TO BE DONE:
Extract word for word the lines of the listing from its start to the line holding "(264,188) rectangle (400,286);", both ends kept; pictures are not part of the copy.

RECORDS SUPPLIED:
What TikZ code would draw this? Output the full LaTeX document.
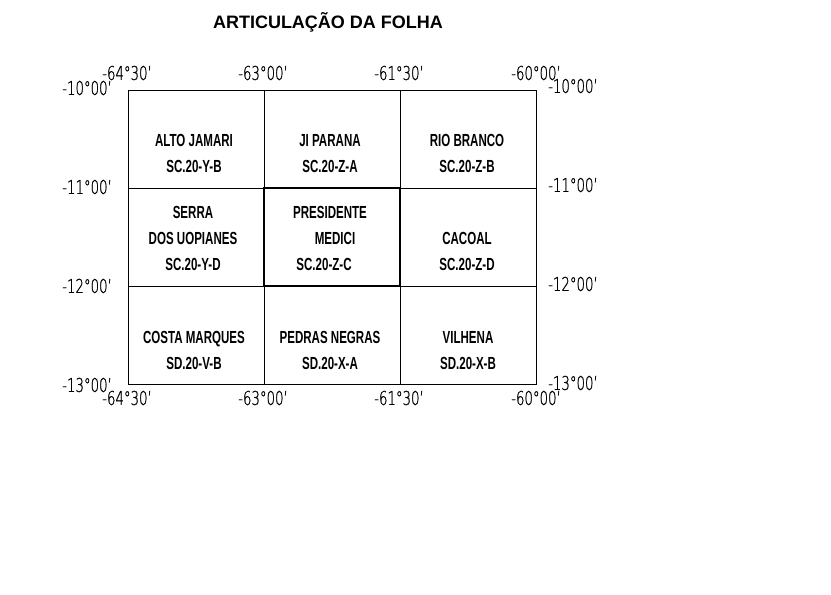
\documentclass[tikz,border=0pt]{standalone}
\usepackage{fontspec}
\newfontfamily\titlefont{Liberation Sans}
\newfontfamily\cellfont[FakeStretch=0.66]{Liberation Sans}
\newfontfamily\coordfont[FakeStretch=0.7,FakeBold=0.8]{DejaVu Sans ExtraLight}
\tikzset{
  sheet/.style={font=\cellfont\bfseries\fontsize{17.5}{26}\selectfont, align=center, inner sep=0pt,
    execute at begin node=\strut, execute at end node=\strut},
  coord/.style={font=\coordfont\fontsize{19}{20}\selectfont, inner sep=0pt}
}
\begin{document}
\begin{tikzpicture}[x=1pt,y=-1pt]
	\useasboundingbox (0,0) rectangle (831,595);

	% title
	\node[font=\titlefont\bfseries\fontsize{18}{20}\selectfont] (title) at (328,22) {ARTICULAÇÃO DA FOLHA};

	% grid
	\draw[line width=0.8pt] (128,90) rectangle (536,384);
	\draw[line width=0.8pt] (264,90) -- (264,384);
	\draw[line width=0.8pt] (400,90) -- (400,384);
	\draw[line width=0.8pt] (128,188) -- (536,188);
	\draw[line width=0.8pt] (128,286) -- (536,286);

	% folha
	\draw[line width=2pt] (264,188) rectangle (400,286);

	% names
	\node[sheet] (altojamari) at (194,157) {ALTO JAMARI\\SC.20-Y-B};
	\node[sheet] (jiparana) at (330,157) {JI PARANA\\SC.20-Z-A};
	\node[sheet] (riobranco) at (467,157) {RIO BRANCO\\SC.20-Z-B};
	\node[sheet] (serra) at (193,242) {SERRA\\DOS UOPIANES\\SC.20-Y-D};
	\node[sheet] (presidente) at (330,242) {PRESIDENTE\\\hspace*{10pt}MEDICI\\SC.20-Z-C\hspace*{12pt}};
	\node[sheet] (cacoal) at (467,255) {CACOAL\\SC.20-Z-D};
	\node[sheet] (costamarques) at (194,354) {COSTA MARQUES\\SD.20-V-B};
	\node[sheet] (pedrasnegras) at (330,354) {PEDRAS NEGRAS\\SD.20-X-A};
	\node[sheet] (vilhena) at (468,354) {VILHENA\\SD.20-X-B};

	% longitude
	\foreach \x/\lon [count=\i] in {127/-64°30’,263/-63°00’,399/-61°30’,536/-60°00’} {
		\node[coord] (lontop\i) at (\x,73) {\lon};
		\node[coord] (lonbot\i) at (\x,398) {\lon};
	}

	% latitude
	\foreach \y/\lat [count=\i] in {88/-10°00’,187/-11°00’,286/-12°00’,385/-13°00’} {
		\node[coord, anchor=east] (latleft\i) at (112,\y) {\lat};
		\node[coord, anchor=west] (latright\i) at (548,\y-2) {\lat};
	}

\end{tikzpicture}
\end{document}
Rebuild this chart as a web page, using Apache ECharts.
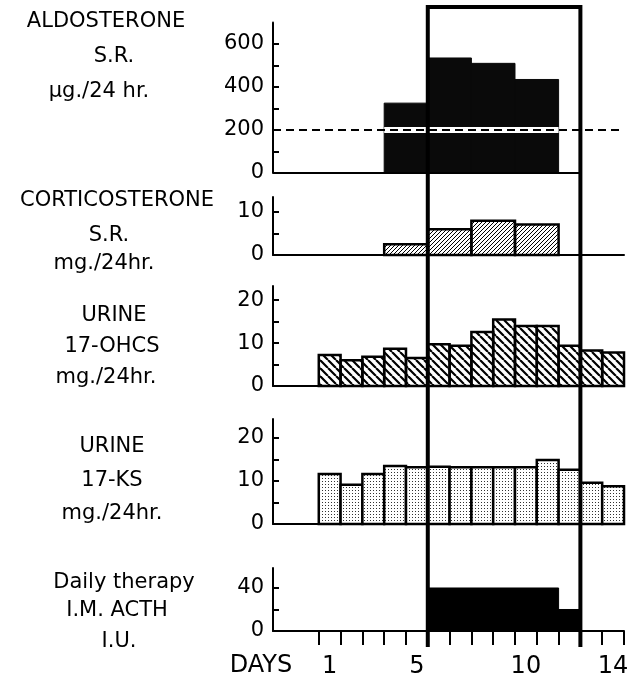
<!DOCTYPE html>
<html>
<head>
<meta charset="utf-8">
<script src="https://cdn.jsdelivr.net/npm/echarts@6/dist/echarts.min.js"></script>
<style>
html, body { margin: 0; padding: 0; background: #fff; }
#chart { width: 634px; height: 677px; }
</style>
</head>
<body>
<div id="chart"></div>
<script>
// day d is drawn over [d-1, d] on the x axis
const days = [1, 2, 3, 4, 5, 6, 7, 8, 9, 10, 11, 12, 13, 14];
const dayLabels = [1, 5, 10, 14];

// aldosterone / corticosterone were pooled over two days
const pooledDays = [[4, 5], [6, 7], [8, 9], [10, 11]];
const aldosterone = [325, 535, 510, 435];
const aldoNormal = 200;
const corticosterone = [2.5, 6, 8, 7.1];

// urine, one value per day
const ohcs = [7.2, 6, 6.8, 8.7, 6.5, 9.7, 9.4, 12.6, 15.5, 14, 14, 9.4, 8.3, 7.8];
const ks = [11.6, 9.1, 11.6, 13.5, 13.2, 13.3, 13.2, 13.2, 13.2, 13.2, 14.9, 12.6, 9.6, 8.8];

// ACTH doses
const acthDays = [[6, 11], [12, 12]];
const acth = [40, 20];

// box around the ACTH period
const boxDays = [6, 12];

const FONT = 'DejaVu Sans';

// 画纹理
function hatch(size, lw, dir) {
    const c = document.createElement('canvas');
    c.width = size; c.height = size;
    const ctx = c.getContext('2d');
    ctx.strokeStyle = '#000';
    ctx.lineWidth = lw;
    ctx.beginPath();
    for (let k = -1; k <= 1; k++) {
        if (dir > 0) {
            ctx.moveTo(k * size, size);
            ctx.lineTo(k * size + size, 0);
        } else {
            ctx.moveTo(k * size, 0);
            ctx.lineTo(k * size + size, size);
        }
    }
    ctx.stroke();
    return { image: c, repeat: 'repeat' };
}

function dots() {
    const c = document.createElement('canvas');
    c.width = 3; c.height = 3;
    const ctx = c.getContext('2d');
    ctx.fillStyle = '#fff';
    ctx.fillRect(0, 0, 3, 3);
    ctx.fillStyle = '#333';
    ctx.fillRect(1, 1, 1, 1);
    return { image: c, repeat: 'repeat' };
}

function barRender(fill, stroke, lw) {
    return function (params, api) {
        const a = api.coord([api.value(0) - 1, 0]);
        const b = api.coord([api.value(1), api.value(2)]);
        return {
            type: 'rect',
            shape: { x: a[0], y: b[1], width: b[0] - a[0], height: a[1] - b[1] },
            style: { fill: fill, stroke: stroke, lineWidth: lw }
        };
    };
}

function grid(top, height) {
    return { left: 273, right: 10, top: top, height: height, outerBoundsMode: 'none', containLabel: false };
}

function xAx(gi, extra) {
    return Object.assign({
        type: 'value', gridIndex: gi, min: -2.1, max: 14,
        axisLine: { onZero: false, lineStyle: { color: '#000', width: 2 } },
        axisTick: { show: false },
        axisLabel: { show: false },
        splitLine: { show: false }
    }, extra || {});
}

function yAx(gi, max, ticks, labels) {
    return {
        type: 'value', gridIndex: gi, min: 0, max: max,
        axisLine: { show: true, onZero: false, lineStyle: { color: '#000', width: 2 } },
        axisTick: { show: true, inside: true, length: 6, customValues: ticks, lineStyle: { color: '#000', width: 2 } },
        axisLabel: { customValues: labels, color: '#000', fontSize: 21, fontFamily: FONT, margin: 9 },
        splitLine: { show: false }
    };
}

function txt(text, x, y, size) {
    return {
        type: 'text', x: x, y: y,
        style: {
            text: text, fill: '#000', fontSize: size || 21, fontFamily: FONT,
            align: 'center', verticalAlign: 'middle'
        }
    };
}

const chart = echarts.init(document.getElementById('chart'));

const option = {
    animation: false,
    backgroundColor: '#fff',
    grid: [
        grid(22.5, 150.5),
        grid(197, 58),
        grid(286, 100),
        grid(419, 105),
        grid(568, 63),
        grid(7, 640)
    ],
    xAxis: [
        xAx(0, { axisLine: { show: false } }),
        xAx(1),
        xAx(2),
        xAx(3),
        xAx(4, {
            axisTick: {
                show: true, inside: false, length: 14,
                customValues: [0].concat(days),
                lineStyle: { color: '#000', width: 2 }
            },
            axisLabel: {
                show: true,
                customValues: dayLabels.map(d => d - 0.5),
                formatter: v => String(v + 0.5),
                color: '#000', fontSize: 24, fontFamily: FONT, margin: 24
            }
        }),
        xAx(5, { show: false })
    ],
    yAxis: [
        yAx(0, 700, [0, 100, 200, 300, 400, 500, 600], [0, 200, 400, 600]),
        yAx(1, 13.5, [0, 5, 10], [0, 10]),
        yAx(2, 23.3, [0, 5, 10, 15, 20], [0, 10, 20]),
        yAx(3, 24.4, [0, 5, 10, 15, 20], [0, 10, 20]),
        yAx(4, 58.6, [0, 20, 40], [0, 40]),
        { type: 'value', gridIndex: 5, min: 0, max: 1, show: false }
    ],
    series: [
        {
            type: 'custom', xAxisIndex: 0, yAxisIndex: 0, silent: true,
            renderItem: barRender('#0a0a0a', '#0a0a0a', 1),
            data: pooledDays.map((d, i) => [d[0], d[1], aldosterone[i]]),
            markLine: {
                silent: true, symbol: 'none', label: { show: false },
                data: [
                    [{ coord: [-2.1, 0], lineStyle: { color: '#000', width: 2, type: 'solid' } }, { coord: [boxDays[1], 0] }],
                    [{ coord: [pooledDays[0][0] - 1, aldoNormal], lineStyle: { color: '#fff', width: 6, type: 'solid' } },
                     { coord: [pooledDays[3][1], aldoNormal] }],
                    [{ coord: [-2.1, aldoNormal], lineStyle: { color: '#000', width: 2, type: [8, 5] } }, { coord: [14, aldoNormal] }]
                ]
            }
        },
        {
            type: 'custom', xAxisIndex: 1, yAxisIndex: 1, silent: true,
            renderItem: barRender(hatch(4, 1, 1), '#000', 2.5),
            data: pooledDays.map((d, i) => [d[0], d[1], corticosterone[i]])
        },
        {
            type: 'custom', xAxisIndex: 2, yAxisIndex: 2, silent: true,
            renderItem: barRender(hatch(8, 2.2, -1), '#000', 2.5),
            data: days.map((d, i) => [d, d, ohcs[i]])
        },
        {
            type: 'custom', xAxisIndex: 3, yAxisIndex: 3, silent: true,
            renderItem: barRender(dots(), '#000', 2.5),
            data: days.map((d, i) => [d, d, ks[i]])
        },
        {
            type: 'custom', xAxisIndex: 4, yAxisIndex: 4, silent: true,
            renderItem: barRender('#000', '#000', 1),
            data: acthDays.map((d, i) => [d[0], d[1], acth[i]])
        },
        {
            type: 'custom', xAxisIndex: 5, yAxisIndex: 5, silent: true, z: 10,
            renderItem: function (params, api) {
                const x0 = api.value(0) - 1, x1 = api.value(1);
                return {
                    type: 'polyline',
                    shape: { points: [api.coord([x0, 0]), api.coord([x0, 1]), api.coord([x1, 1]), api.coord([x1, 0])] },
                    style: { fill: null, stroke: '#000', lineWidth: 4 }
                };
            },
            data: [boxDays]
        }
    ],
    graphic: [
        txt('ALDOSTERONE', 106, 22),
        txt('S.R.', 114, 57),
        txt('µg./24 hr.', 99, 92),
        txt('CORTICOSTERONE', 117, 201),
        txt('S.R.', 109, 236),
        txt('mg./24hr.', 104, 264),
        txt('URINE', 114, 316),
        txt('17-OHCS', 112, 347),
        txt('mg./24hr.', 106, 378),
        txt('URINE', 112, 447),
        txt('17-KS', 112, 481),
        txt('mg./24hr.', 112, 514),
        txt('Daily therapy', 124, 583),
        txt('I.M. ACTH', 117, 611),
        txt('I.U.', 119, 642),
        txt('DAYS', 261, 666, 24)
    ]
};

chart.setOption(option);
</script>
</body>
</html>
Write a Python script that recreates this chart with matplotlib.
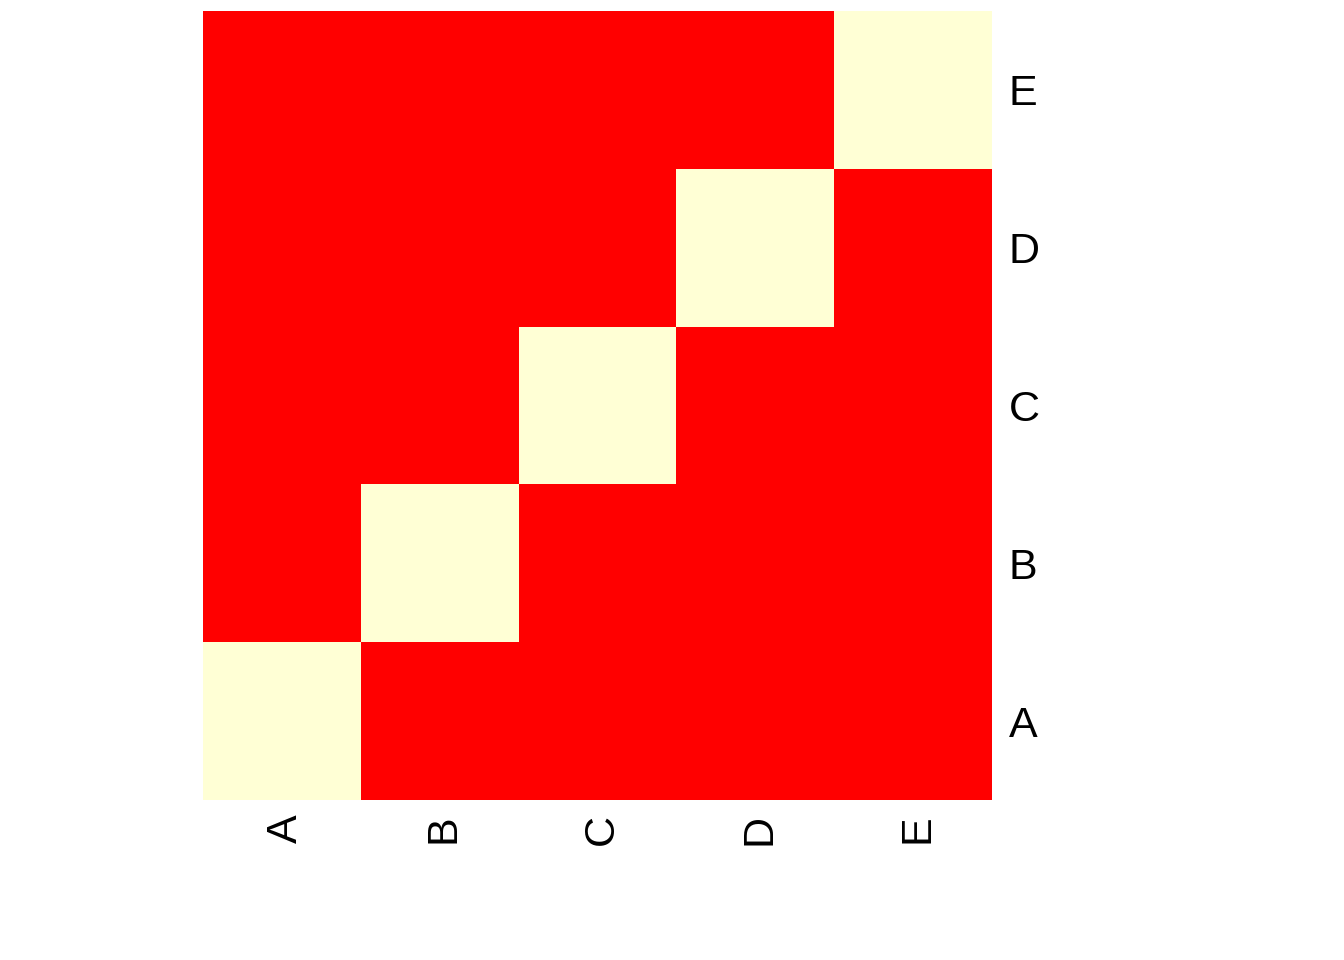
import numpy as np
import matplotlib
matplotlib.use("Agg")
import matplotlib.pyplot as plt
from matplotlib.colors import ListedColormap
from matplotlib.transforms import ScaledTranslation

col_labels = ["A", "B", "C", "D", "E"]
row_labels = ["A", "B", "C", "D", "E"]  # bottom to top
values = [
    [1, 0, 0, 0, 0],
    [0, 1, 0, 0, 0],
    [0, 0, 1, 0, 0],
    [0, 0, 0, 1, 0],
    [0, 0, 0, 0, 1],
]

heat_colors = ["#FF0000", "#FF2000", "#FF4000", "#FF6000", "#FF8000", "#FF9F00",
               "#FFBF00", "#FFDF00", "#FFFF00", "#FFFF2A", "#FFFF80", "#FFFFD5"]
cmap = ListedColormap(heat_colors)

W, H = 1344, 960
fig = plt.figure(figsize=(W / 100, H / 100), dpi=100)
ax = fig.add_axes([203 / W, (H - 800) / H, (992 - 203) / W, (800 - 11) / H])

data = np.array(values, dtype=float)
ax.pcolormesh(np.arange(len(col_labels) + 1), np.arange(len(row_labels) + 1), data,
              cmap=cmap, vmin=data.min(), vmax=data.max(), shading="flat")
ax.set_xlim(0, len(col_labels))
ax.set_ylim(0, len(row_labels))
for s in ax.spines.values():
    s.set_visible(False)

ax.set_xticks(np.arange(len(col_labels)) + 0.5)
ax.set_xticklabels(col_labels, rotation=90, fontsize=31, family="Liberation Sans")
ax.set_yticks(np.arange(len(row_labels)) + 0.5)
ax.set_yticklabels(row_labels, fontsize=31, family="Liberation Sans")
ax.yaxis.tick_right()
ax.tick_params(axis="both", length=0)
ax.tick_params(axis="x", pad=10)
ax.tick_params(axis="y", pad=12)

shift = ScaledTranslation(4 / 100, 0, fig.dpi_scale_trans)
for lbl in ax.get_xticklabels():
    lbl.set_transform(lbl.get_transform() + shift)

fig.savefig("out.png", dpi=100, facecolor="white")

ANSWER TO THE TASK:
What TikZ code would draw this? Output the full LaTeX document.
\documentclass[tikz,border=0pt]{standalone}
\usepackage{fontspec}
\newfontfamily\titlefont{Liberation Sans}
\newfontfamily\cellfont[FakeStretch=0.66]{Liberation Sans}
\newfontfamily\coordfont[FakeStretch=0.7,FakeBold=0.8]{DejaVu Sans ExtraLight}
\tikzset{
  sheet/.style={font=\cellfont\bfseries\fontsize{17.5}{26}\selectfont, align=center, inner sep=0pt,
    execute at begin node=\strut, execute at end node=\strut},
  coord/.style={font=\coordfont\fontsize{19}{20}\selectfont, inner sep=0pt}
}
\begin{document}
\begin{tikzpicture}[x=1pt,y=-1pt]
	\useasboundingbox (0,0) rectangle (831,595);

	% title
	\node[font=\titlefont\bfseries\fontsize{18}{20}\selectfont] (title) at (328,22) {ARTICULAÇÃO DA FOLHA};

	% grid
	\draw[line width=0.8pt] (128,90) rectangle (536,384);
	\draw[line width=0.8pt] (264,90) -- (264,384);
	\draw[line width=0.8pt] (400,90) -- (400,384);
	\draw[line width=0.8pt] (128,188) -- (536,188);
	\draw[line width=0.8pt] (128,286) -- (536,286);

	% folha
	\draw[line width=2pt] (264,188) rectangle (400,286);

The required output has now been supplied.